Cahoon knows the importance of honing the craft of being a receiver.

"Repetition is key. The less thinking we do out there, the more ingrained guys are in the offense," he said. "The less thinking they do, the faster they play. We need to maximize all the speed we can. Hopefully, simplification as well as volume and repetition will allow us to be real comfortable with the offense and play fast ... We need to catch the ball better. That's our primary job. We need to improve our blocking as well. Technically, our routes have improved a lot, but there's still a ways to go there, too. There's a lot to improve on — everything."

When it comes to becoming a consistent, sure-handed receiver, Cahoon could write a book on the subject.

"Repetition definitely plays into it. It's a lot mental," Cahoon said. "It's confidence. It's anticipation, being on the same page with the quarterback, knowing when the ball's going to arrive. But also it's just doing it enough that you're not thinking about it. If you're out there thinking, 'I need to catch this ball' or 'I hope I don't drop this ball,' then you're toast. It's just a confidence that comes from doing it over and over again, knowing that you want the ball. Just begging for that ball every single play. So it's a mindset which comes from confidence and repetitions and just making plays."

Hoffman is a proven play-maker, but how good can he be?

"He can be an excellent receiver. I think he knows that," Cahoon said. "He sees that he's got a chance to be an impact player on this team, in this country. If he continues to work hard and stay healthy, he's going to have a chance to go to the NFL. Saying that, he knows he has a lot to work on in order to get there. I've seen that he's committed to it."

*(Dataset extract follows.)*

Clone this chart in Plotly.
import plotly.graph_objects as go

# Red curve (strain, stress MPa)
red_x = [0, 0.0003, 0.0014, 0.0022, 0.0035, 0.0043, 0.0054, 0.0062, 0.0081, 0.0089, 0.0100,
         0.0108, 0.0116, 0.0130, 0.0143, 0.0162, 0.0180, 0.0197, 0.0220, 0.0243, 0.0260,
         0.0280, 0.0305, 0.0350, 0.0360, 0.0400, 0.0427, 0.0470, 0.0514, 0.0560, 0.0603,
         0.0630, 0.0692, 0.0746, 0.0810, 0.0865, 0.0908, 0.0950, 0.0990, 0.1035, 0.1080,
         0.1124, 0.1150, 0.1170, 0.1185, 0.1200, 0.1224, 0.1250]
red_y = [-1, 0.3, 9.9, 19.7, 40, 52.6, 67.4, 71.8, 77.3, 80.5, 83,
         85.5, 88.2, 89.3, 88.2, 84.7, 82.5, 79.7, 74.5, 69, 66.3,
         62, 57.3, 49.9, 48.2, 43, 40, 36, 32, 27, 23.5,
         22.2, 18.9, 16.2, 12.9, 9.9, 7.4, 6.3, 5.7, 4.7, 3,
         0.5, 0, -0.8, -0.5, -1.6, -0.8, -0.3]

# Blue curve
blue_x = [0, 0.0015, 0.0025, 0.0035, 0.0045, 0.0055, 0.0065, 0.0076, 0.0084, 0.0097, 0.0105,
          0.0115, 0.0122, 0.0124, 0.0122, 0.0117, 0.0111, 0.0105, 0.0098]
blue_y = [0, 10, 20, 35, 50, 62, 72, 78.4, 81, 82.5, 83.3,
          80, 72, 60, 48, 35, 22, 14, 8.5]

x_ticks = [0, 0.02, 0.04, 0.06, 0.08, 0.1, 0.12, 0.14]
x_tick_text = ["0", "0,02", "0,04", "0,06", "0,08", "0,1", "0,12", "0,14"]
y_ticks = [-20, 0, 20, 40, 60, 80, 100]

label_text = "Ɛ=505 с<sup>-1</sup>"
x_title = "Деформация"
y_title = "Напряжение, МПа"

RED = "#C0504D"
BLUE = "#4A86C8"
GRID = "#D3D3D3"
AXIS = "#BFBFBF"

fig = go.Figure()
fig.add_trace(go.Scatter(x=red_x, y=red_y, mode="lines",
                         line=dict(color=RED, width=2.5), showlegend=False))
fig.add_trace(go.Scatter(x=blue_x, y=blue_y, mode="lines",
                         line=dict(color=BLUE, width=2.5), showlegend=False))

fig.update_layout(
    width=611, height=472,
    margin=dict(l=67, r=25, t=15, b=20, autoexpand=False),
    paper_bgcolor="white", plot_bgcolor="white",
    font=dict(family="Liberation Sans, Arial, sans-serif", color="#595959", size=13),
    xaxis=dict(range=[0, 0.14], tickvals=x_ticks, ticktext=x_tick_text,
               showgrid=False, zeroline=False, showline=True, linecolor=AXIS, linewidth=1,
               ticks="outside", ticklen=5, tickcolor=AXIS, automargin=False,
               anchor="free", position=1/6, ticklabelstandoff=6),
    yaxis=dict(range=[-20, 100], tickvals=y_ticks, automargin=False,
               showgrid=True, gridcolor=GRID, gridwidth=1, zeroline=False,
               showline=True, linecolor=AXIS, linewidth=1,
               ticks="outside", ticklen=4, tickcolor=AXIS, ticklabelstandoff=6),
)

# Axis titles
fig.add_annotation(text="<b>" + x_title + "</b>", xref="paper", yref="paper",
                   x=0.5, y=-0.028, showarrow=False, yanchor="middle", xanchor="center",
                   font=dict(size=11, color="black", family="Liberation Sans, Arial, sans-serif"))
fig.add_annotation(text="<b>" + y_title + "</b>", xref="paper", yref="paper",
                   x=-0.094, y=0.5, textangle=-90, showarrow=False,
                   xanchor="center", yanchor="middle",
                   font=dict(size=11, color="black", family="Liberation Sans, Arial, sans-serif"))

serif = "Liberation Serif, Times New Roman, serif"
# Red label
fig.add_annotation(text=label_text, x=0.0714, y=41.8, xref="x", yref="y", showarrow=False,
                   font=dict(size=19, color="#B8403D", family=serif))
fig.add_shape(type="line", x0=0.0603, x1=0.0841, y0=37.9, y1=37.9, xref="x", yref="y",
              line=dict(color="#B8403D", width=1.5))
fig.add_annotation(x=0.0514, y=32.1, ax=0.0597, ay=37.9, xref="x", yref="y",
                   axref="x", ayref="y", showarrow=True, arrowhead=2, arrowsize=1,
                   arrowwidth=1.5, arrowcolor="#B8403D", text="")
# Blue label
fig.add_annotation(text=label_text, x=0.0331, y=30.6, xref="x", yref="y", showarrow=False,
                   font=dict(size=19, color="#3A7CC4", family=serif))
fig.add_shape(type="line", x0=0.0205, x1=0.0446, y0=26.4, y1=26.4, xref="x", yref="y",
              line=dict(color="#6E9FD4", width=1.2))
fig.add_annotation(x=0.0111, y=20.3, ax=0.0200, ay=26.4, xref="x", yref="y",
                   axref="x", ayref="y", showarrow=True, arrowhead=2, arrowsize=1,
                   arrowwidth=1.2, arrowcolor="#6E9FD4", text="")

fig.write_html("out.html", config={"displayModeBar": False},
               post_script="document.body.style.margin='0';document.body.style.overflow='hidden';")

Apo, who underwent shoulder surgery recently, is looking to get healthy for this fall.

"Ross works his butt off. I love him for it," Cahoon said. "He runs good routes and he comes off the ball as well as anybody. He needs to catch the ball better. Maybe this summer, where he can't work out quite as hard, he can concentrate on catching a bunch of balls and getting his confidence back."

Not surprisingly, Cahoon has an affinity for diminutive receivers like himself. He showered praise on 5-foot-8 JD Falslev, who had 31 catches for 330 yards and two touchdowns last season.

"He catches everything, and that's the standard," Cahoon said. "If you're going to be short, you've got to do that, especially with all of the tall freaks that we have on this team. If you're a short guy, you'd better catch everything. And he did last year. His role grew as he became more reliable and dependable. Guys wanted to create plays for him and the quarterbacks wanted to go to him. He breaks on a dime, he's very hard to cover underneath with his quickness. He's a possession receiver. If there's one guy that really exceeded or met my expectation, it would be JD last year."

Then Cahoon smiled.

"I show favoritism," he added, "for the short guys."